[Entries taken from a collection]
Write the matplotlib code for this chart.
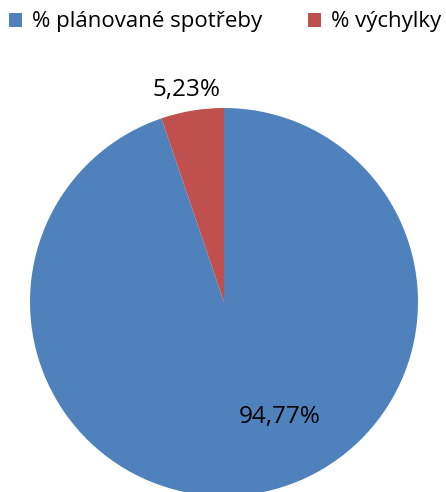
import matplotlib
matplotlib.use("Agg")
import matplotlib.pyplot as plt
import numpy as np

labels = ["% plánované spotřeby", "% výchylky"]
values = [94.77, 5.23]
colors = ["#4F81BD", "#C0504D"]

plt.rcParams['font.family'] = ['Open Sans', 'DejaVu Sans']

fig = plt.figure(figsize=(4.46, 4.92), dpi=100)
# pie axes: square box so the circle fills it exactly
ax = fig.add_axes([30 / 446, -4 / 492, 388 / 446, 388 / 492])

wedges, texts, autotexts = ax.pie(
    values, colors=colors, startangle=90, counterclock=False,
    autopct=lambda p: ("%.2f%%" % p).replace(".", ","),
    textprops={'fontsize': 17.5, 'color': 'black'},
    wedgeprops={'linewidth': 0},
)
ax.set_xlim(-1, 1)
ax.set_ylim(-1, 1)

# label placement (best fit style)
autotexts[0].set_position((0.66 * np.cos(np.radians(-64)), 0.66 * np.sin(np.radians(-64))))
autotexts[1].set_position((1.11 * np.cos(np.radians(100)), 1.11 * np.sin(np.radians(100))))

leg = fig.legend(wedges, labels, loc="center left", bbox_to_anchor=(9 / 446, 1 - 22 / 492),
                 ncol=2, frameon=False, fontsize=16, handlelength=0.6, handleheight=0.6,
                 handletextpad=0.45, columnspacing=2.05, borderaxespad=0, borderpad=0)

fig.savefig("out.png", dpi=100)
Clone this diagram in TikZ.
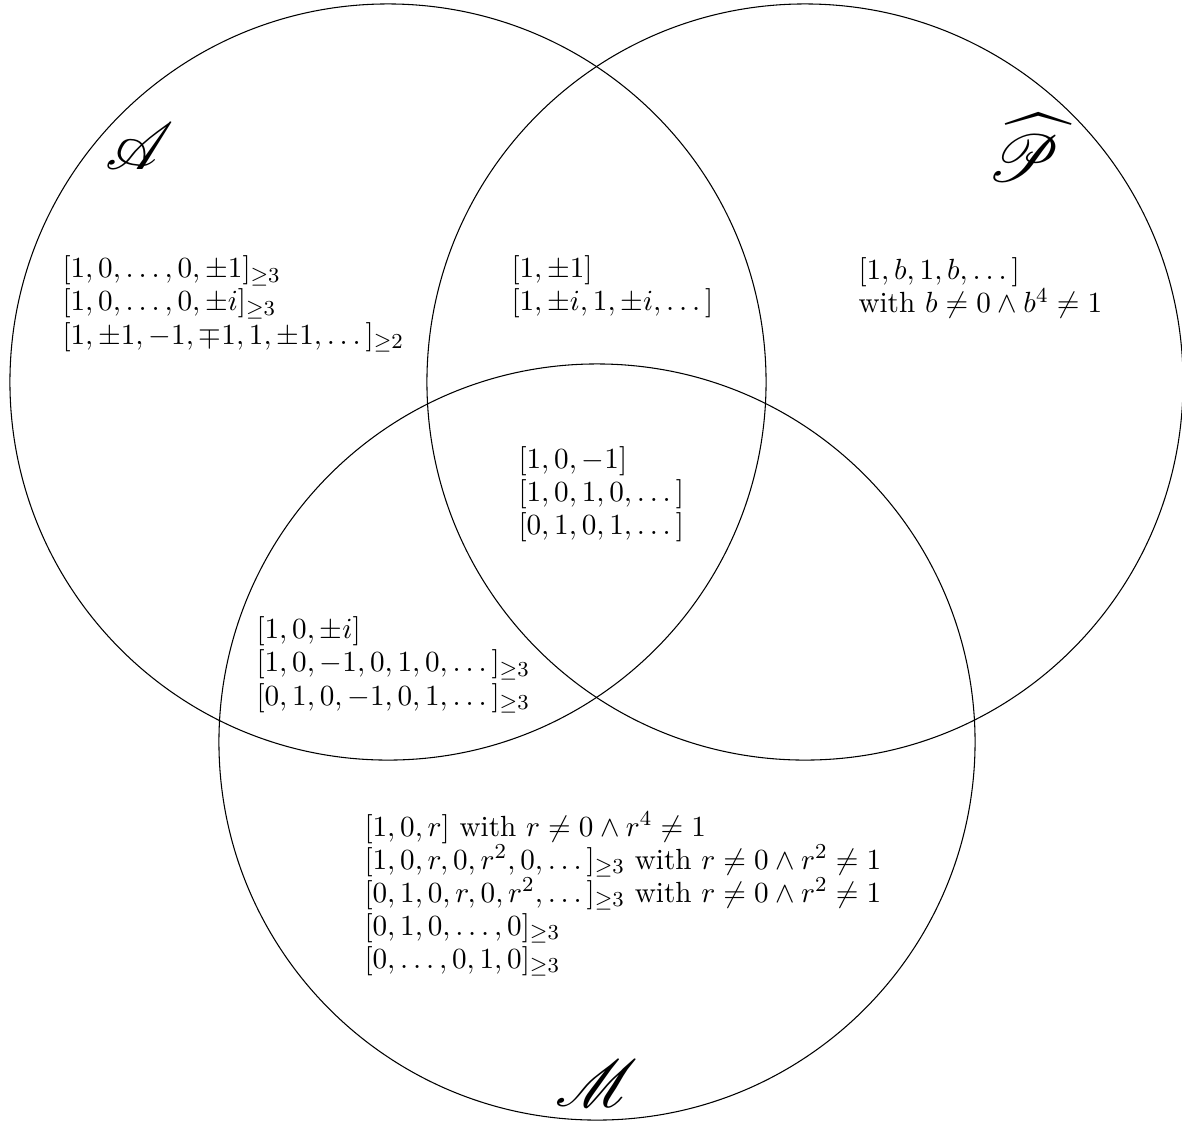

**AIM OF THE TASK:** Repeat each record exactly as shown above, dropping all images.

**WRITTEN RESPONSE:**
Write the matplotlib code for this chart.
import matplotlib
matplotlib.use("Agg")
import matplotlib.pyplot as plt
import numpy as np

labels = ["% plánované spotřeby", "% výchylky"]
values = [94.77, 5.23]
colors = ["#4F81BD", "#C0504D"]

plt.rcParams['font.family'] = ['Open Sans', 'DejaVu Sans']

fig = plt.figure(figsize=(4.46, 4.92), dpi=100)
# pie axes: square box so the circle fills it exactly
ax = fig.add_axes([30 / 446, -4 / 492, 388 / 446, 388 / 492])

wedges, texts, autotexts = ax.pie(
    values, colors=colors, startangle=90, counterclock=False,
    autopct=lambda p: ("%.2f%%" % p).replace(".", ","),
    textprops={'fontsize': 17.5, 'color': 'black'},
    wedgeprops={'linewidth': 0},
)
ax.set_xlim(-1, 1)
ax.set_ylim(-1, 1)

# label placement (best fit style)
autotexts[0].set_position((0.66 * np.cos(np.radians(-64)), 0.66 * np.sin(np.radians(-64))))
autotexts[1].set_position((1.11 * np.cos(np.radians(100)), 1.11 * np.sin(np.radians(100))))

leg = fig.legend(wedges, labels, loc="center left", bbox_to_anchor=(9 / 446, 1 - 22 / 492),
                 ncol=2, frameon=False, fontsize=16, handlelength=0.6, handleheight=0.6,
                 handletextpad=0.45, columnspacing=2.05, borderaxespad=0, borderpad=0)

fig.savefig("out.png", dpi=100)
Clone this diagram in TikZ.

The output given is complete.